Pensez-vous que la technologie nous rapproche ou nous éloigne ?
Je dirais qu’elle nous éloigne. Avant, pour apprendre quelque chose, il fallait chercher, poser des questions, aller vers les autres. Aujourd’hui, tout est dans le téléphone. On a une réponse en dix secondes. C’est pratique, oui, mais ça tue la démarche, le contact humain. Résultat : moins de socialisation, plus d’individualisme.
Croyez-vous encore à l’amour vrai ?
Oui, mais je le vois moins comme une passion éternelle que comme un équilibre. L’amour, c’est un mélange : de respect, d’estime, de projets partagés, de capacité à compenser les défauts de l’autre. Ce n’est pas un coup de foudre permanent, c’est un lien qui se construit, qui évolue. L’amour « avec un grand cœur », façon conte de fée ? J’y crois moins. Mais un amour fait de complicité et de respect mutuel, oui.
Et vos parents, vos grands-parents… se sont-ils mariés par amour ?
Difficile à dire. Mon arrière grand-père paternel avait eu 15 enfants de deux mariages. On ne parlait pas d’amour comme aujourd’hui. Mais ce que je retiens, c’est que mes parents, je ne les ai jamais vus se disputer. Et ça, c’est déjà une belle preuve d’harmonie.
A-t-on changé notre manière d’aimer depuis votre jeunesse ?
Oui. Je dirais qu’à 20 ans, on aime avec passion. Plus tard, avec raison. Et idéalement, on arrive à un équilibre entre les deux.

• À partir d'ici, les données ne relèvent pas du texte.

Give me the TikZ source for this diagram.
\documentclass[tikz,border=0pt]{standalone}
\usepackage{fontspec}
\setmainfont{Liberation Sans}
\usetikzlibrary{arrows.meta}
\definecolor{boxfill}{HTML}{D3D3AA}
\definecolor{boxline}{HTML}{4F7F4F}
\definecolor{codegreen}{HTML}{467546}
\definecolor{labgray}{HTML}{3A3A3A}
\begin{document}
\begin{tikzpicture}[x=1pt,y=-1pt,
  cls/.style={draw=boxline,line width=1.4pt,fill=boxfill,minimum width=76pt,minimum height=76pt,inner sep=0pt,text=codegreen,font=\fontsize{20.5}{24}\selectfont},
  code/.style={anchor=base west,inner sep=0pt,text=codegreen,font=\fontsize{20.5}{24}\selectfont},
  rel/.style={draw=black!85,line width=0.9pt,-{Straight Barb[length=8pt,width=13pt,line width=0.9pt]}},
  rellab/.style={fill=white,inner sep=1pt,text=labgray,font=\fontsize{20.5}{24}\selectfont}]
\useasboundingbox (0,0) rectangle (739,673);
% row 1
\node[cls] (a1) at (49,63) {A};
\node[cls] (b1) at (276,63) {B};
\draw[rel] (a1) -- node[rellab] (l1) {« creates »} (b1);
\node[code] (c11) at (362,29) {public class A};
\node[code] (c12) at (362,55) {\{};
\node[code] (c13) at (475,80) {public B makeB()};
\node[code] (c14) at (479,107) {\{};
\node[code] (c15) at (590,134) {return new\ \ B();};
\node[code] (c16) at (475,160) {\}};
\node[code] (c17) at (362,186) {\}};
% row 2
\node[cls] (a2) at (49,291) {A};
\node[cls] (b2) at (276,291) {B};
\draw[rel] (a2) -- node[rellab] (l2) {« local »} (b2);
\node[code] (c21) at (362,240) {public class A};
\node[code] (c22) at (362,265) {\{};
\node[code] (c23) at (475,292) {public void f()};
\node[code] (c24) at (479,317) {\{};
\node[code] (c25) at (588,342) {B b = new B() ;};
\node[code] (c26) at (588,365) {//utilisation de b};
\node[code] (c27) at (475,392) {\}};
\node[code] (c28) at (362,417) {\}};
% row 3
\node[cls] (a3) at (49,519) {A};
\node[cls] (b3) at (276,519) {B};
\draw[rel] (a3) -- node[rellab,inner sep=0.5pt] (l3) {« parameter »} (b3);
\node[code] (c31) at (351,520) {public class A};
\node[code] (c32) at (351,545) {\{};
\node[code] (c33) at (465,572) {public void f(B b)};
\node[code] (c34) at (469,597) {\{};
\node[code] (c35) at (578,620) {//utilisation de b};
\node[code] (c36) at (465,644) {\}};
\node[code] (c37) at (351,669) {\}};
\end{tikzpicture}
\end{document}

Comment avez-vous rencontré votre épouse ?
C’était lors d’un anniversaire. Une grande maison, beaucoup de monde, des places attribuées à table. J’étais assis à côté de gens qui ne m’intéressaient pas vraiment. Et là, deux tables plus loin, je vois une jeune femme blonde, une place libre à côté d’elle. J’ai discrètement échangé mon carton, me suis assis à côté d’elle. C’est comme ça que notre histoire a commencé, il y a plus de 30 ans. L’hôtesse n’était pas contente, mais quand elle a vu le résultat, elle m’a pardonné.
Qu’est-ce qui vous a touché chez elle ?
Son rayonnement. Et puis, on avait des goûts communs : l’art, le golf, les voyages. Tout cela a nourri notre complicité.

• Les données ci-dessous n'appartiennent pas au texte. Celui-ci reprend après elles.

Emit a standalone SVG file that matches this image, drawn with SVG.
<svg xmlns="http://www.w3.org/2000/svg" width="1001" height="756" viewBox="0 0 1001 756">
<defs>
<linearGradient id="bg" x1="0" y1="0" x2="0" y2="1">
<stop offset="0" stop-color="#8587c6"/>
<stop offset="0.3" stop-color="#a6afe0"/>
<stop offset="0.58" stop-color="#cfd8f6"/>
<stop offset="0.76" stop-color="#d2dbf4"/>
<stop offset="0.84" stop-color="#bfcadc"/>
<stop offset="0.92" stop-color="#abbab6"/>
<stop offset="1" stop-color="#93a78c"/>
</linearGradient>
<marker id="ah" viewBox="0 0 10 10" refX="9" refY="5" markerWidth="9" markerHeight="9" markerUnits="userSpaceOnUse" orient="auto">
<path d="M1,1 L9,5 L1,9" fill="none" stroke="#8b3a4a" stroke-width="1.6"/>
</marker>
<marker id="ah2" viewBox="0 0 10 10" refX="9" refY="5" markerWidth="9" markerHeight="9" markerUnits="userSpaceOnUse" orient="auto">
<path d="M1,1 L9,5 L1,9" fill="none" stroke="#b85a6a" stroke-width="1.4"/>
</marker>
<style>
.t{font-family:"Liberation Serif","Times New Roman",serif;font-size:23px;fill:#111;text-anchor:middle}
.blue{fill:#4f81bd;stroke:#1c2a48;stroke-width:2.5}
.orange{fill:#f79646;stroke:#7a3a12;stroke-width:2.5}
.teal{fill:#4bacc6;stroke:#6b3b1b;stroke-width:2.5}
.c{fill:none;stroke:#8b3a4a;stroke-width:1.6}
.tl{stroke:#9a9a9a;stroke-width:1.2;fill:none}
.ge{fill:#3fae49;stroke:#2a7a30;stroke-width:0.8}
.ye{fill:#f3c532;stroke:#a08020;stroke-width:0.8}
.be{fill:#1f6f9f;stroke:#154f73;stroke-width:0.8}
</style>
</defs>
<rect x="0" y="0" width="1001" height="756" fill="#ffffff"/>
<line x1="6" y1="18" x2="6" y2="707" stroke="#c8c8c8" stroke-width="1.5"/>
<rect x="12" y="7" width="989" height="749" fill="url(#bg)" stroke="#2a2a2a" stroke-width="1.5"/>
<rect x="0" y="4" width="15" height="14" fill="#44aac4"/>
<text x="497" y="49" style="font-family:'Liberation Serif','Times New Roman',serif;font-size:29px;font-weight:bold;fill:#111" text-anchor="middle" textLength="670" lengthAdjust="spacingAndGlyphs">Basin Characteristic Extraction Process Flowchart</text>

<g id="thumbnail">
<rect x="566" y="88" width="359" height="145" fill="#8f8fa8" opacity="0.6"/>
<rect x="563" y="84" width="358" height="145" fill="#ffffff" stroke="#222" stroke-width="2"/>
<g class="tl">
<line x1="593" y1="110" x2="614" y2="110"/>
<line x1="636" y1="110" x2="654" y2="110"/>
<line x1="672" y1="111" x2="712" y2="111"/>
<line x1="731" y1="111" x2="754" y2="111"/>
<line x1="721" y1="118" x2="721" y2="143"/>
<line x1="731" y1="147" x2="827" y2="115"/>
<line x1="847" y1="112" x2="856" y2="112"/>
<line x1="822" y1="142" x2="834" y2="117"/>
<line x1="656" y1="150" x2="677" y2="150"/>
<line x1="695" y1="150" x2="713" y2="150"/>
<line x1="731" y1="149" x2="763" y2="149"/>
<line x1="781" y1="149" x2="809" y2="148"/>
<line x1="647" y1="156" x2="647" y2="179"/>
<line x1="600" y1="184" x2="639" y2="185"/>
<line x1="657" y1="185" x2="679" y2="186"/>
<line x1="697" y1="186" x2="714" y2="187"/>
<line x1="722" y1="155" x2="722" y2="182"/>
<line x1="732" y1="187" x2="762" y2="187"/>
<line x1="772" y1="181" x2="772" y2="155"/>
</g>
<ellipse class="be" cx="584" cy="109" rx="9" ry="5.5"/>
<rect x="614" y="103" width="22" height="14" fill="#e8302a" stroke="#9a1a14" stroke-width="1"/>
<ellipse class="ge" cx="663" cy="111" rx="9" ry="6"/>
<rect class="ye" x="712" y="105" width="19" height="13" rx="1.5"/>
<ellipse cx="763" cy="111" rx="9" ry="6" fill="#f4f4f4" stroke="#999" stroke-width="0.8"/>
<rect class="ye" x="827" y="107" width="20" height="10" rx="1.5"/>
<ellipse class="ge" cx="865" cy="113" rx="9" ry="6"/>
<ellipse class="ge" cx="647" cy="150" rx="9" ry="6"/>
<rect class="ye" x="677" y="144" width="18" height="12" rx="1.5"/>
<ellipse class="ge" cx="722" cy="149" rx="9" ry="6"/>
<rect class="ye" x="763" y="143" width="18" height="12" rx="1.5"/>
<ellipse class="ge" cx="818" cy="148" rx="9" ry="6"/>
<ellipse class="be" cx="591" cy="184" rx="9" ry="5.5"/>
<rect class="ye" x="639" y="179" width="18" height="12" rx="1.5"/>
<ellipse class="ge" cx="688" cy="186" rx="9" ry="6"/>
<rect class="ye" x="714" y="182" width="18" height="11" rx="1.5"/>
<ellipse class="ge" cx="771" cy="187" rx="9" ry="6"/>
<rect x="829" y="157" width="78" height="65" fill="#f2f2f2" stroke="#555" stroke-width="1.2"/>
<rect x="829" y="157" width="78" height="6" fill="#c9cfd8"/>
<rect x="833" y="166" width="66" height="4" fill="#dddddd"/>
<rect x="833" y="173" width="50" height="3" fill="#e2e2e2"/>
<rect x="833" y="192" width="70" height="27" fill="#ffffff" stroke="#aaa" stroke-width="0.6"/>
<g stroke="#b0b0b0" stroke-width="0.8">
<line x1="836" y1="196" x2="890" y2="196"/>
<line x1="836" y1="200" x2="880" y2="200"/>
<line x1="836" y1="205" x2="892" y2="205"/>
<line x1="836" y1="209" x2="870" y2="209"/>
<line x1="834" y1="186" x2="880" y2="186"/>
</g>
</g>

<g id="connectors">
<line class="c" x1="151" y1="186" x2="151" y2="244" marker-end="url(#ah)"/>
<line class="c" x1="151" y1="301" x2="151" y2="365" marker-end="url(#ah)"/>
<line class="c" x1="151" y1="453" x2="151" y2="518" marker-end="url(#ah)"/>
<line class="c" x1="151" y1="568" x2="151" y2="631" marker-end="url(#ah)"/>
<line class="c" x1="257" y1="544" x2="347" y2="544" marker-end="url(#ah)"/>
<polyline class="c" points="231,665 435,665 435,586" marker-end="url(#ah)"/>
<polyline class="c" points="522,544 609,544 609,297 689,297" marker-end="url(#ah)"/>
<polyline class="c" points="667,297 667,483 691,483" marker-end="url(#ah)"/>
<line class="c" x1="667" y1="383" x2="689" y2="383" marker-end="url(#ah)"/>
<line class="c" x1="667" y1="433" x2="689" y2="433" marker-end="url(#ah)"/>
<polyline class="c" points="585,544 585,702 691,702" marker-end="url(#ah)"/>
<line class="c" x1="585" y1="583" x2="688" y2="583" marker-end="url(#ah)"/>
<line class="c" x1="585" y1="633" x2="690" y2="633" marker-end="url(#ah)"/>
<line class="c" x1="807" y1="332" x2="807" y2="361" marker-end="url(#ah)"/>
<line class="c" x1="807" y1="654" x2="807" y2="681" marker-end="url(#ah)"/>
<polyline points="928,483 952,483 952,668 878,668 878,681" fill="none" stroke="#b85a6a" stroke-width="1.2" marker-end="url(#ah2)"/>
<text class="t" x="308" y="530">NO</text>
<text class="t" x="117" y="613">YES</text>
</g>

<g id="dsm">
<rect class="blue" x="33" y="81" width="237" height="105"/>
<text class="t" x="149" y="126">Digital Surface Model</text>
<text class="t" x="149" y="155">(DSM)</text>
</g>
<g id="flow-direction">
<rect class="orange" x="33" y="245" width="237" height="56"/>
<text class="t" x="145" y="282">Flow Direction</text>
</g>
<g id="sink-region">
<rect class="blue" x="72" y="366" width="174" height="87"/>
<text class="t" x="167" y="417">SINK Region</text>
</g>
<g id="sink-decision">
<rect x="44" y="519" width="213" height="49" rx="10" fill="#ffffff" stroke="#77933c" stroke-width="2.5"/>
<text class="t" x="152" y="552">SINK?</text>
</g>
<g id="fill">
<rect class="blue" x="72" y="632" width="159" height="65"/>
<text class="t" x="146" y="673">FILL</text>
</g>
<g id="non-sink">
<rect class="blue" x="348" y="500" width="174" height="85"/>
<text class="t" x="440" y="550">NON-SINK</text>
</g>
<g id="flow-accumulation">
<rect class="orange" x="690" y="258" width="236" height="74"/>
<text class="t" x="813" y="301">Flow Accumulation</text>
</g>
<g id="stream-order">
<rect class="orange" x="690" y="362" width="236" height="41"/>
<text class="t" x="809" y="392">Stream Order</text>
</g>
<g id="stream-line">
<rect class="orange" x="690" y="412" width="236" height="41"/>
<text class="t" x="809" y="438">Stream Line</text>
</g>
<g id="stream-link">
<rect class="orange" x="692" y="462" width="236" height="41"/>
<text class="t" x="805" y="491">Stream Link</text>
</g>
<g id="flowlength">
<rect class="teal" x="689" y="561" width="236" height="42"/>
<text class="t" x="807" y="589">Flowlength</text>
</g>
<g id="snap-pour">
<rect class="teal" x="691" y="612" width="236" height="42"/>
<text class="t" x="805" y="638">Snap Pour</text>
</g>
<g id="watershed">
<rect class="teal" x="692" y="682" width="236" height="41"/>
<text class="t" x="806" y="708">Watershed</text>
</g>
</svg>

Pensez-vous que le mariage a encore du sens aujourd’hui ?
Le mariage, à l’origine, devait durer… une dizaine d’années, vu l’espérance de vie à l’époque ! Aujourd’hui, on parle de 40 ou 50 ans ensemble. Ce n’est pas simple. Mais l’idée que les enfants aient deux parents stables reste importante. L’institution a du sens, même si elle doit évoluer.
Qu’est-ce qui fait la force d’un couple dans le temps ?
La complicité. Des objectifs communs. Le respect des différences. Et surtout, la capacité à pouvoir compter l’un sur l’autre dans les moments difficiles.
Quel est, selon vous, le plus beau geste d’amour ?
Ce n’est pas un cadeau matériel. C’est la présence, dans les moments difficiles. Quand tout va bien, tout le monde est là. Mais quand ça va mal, c’est là qu’on voit l’amour.
Avez-vous des regrets ?
Pas vraiment. Des occasions manquées, oui. J’aurais aimé tenter ma chance dans le cinéma, par exemple, dans la mise en scène. Mais globalement, j’ai pris de bonnes décisions, j’ai eu un bon timing… et j’ai eu de la chance. Et sans chance, on ne va pas très loin.